= Nature Unleashed: Earthquake =

2005 film directed by Tibor Takács

Nature Unleashed: Earthquake, or simply known as Earthquake, is a 2005 American-British-Canadian-Lithuanian direct-to-video disaster film that is directed by Tibor Takács and written by Andy Hurst. It stars Fintan McKeown, Jacinta Mulcahy, and Michael Zelniker.

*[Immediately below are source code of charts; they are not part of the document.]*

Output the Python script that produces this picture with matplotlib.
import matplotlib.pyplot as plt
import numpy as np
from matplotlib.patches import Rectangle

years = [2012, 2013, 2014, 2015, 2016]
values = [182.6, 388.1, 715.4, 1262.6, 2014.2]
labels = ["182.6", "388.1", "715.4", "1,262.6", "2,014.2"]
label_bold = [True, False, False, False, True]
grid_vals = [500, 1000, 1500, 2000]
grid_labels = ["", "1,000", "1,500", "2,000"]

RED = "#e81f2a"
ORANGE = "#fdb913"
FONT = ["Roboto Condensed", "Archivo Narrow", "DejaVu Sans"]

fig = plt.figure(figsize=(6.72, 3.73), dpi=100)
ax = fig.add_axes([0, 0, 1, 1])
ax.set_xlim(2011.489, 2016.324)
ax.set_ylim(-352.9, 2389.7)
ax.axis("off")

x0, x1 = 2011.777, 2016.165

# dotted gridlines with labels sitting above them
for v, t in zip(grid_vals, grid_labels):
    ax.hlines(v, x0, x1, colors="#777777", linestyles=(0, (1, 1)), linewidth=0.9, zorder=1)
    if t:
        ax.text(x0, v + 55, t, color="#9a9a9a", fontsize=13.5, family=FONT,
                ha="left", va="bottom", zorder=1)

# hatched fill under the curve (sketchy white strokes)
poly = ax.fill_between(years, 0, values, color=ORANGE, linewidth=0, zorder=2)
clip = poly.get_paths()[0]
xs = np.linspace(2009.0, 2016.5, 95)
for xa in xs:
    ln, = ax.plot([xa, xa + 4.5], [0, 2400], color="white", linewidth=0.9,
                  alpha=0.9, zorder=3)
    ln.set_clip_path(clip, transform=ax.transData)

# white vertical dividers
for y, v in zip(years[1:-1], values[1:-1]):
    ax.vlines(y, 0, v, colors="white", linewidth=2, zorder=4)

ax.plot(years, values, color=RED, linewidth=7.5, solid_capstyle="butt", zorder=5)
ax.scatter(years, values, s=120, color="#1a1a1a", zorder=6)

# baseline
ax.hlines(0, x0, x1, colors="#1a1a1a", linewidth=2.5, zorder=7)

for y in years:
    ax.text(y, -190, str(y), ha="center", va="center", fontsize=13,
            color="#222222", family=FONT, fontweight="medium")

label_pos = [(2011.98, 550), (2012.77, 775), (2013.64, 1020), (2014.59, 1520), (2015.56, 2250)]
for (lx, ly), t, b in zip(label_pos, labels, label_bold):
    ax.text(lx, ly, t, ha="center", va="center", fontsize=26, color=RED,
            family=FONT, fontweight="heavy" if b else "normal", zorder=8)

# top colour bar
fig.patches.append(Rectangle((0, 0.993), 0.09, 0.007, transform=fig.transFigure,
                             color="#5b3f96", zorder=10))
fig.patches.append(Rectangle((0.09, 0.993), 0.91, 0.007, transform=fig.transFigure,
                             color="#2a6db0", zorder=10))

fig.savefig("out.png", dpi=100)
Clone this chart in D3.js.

The film focuses on an 8.2.-magnitude earthquake destroying a Russian nuclear power plant called the Kasursk Nuclear Power Plant, triggering a nuclear meltdown.

==Summary==
The people arrives at the Russian Nuclear Power Plant called the Kasursk Nuclear Power Plant. When an 8.2-magnitude earthquake of all time rips through Europe, it levels Russia and sends shockwaves through the lives of Russian people who live there. An earthquake destroys a Russian Nuclear Power Plant, triggering a nuclear meltdown and people in Russia need to survive.
The cinematics of the film rely on other films scenes to hash out the story. Most notably, scenes of collapsing buildings and highways from the 1997 film Dante's Peak.

==Cast==
- Fintan McKeown as Josh
- Jacinta Mulcahy as Rachel
- Michael Zelniker as Viktor
- Zoe Thorne as Cherie
- Damian Hunt as Dylan
- Patrick Monckton as Emilio
- Patrick Dreikauss as Leon
- Pete Lee-Wilson as Mikhail
- Lydie Denier as Miss White
- Jay Benedict as Mr. Reed

==Release==
===Home media releases===
In the United States, the film was released on DVD by Echo Bridge Home Entertainment on September 13, 2005.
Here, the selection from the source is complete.